SOURCE EXCERPT -
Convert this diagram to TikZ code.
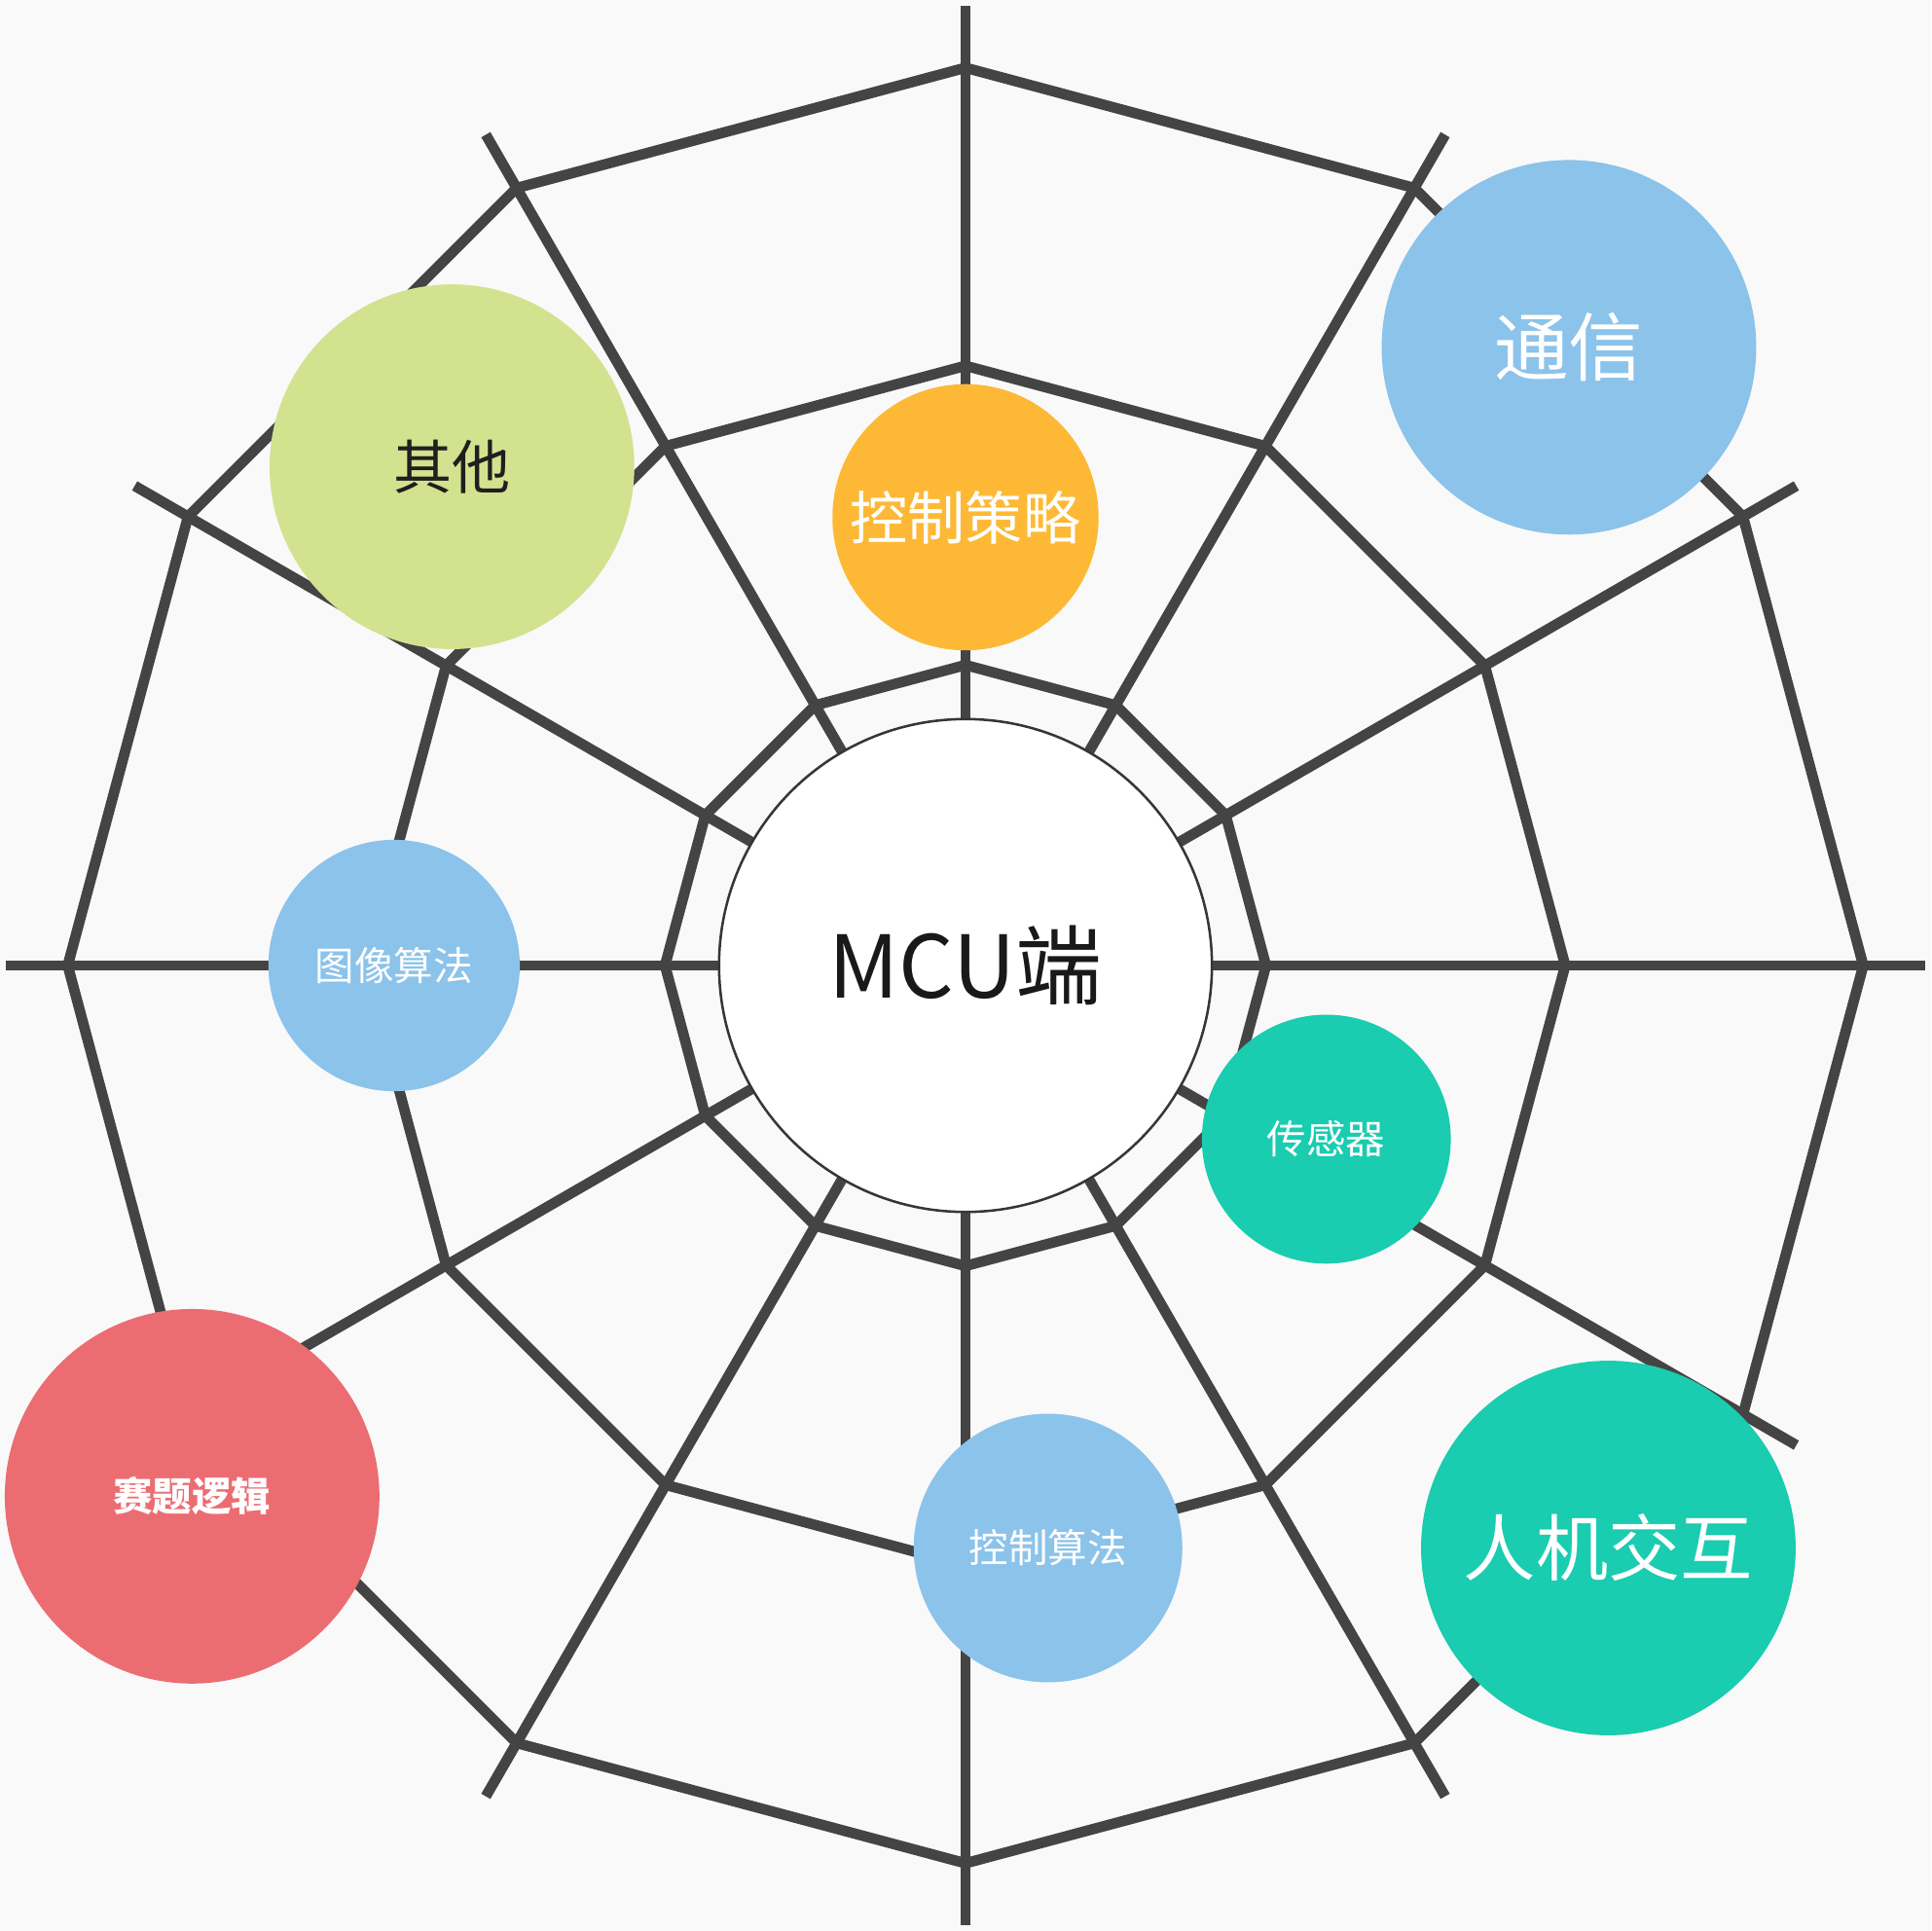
\documentclass[tikz,border=0pt]{standalone}
\usepackage{fontspec}
\setmainfont{Noto Sans CJK SC}
\usetikzlibrary{positioning}
\definecolor{bgcol}{HTML}{F9F9F9}
\definecolor{webcol}{HTML}{444444}
\definecolor{skyblue}{HTML}{8BC3EA}
\definecolor{amber}{HTML}{FDB935}
\definecolor{lime}{HTML}{D3E28F}
\definecolor{teal}{HTML}{1ACCB0}
\definecolor{coral}{HTML}{EB6D72}
\begin{document}
\begin{tikzpicture}[x=0.01cm,y=0.01cm,
    web/.style={draw=webcol, line width=0.085cm},
    bubble/.style={circle, inner sep=0pt, text=white}]
  \fill[bgcol] (-784,-784) rectangle (784,784);

  % spokes and rings
  \foreach \a in {0,30,...,330}
    \draw[web] (0,0) -- (\a:779);
  \foreach \r in {244,487,729}
    \draw[web] (0:\r) \foreach \a in {30,60,...,330} { -- (\a:\r) } -- cycle;

  \node[circle, fill=white, draw=webcol!80!black, line width=0.02cm,
        minimum size=4cm, text=black!90] (mcu) at (0,0) {\fontsize{20}{22}\selectfont MCU端};

  \node[bubble, fill=amber, minimum size=2.16cm] (strat) at (0,364) {\fontsize{13.3}{15}\selectfont 控制策略};
  \node[bubble, fill=lime, minimum size=2.96cm, text=black!88] (other) at (-417,405) {\fontsize{13.5}{15}\selectfont 其他};
  \node[bubble, fill=skyblue, minimum size=3.04cm] (comm) at (490,502) {\fontsize{17.2}{19}\selectfont 通信};
  \node[bubble, fill=skyblue, minimum size=2.04cm] (vision) at (-464,0) {\fontsize{9.1}{11}\selectfont 图像算法};
  \node[bubble, fill=teal, minimum size=2.02cm] (sensor) at (293,-141) {\fontsize{9.1}{11}\selectfont 传感器};
  \node[bubble, fill=coral, minimum size=3.04cm] (logic) at (-628,-431) {\fontsize{9.1}{11}\selectfont\bfseries 赛题逻辑};
  \node[bubble, fill=skyblue, minimum size=2.18cm] (ctrl) at (67,-473) {\fontsize{9.1}{11}\selectfont 控制算法};
  \node[bubble, fill=teal, minimum size=3.04cm] (hmi) at (522,-473) {\fontsize{16.7}{18}\selectfont 人机交互};
\end{tikzpicture}
\end{document}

PROBLEM TO WORK ON -
Reproduce the full listing above verbatim, with no pictures included.

RESULT BELOW -
Convert this diagram to TikZ code.
\documentclass[tikz,border=0pt]{standalone}
\usepackage{fontspec}
\setmainfont{Noto Sans CJK SC}
\usetikzlibrary{positioning}
\definecolor{bgcol}{HTML}{F9F9F9}
\definecolor{webcol}{HTML}{444444}
\definecolor{skyblue}{HTML}{8BC3EA}
\definecolor{amber}{HTML}{FDB935}
\definecolor{lime}{HTML}{D3E28F}
\definecolor{teal}{HTML}{1ACCB0}
\definecolor{coral}{HTML}{EB6D72}
\begin{document}
\begin{tikzpicture}[x=0.01cm,y=0.01cm,
    web/.style={draw=webcol, line width=0.085cm},
    bubble/.style={circle, inner sep=0pt, text=white}]
  \fill[bgcol] (-784,-784) rectangle (784,784);

  % spokes and rings
  \foreach \a in {0,30,...,330}
    \draw[web] (0,0) -- (\a:779);
  \foreach \r in {244,487,729}
    \draw[web] (0:\r) \foreach \a in {30,60,...,330} { -- (\a:\r) } -- cycle;

  \node[circle, fill=white, draw=webcol!80!black, line width=0.02cm,
        minimum size=4cm, text=black!90] (mcu) at (0,0) {\fontsize{20}{22}\selectfont MCU端};

  \node[bubble, fill=amber, minimum size=2.16cm] (strat) at (0,364) {\fontsize{13.3}{15}\selectfont 控制策略};
  \node[bubble, fill=lime, minimum size=2.96cm, text=black!88] (other) at (-417,405) {\fontsize{13.5}{15}\selectfont 其他};
  \node[bubble, fill=skyblue, minimum size=3.04cm] (comm) at (490,502) {\fontsize{17.2}{19}\selectfont 通信};
  \node[bubble, fill=skyblue, minimum size=2.04cm] (vision) at (-464,0) {\fontsize{9.1}{11}\selectfont 图像算法};
  \node[bubble, fill=teal, minimum size=2.02cm] (sensor) at (293,-141) {\fontsize{9.1}{11}\selectfont 传感器};
  \node[bubble, fill=coral, minimum size=3.04cm] (logic) at (-628,-431) {\fontsize{9.1}{11}\selectfont\bfseries 赛题逻辑};
  \node[bubble, fill=skyblue, minimum size=2.18cm] (ctrl) at (67,-473) {\fontsize{9.1}{11}\selectfont 控制算法};
  \node[bubble, fill=teal, minimum size=3.04cm] (hmi) at (522,-473) {\fontsize{16.7}{18}\selectfont 人机交互};
\end{tikzpicture}
\end{document}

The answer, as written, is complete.